Sur ce bruit, le roi Hilperik fit aussitôt marcher son armée pour occuper la ville de Tours et garder l’abbaye de Saint-Martin. L’armée parvenue en Touraine se mit à piller, à dévaster et même à incendier la contrée, sans épargner le bien des églises. Toutes sortes de rapines furent commises dans les bâtimens de l’abbaye, où une garnison était cantonnée ; des postes de soldats bivouaquaient à toutes les issues de la basilique. De jour comme de nuit, les portes en restaient closes, à l’exception d’une seule par laquelle un petit nombre de clercs avaient la permission d’entrer pour chanter les offices ; le peuple était exclu de l’église et privé du service divin[3].

  1. Sed ab Austrasiis non est collectus. Greg. Turon. Hist, lib. v, pag. 241. — Adriani Valessi, Rerum francic. lib. x, pag. 83.
  2. Merovechus verò dum in Remensi campaniâ latitaret, nec palàm se Austrasiis crederet. Greg. Turon. Hist., lib. v, 246. — Post hæc sonuit, quòd Merovechus iterùm basilicam sancti Martini conaretur expetere. Ibidem.
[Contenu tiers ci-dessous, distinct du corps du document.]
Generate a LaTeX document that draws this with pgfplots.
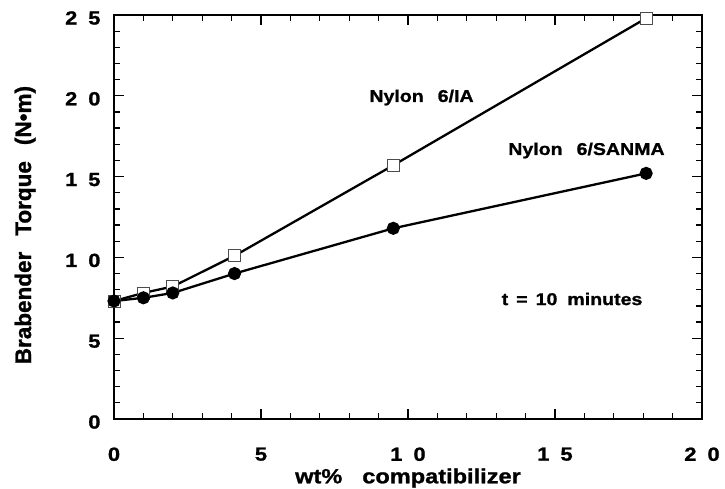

  3. Exercitus autem Chilperici regis usque Turonis accedens, regionem illam in prædas mittit, succendit atque devastat : nec rebus sancti Martini pepercit. Greg. Turon. Hist., lib. v, pag. 241. — Chilpericus vero custodiri basilicam jubet, et omnes claudi aditus. Custodes autem unum ostium, per quod pauci clerici ad officium ingrederentur, relinquentes, reliqua ostia clausa tenebant, quod non sine tædio populis fuit. ibid., pag. 246.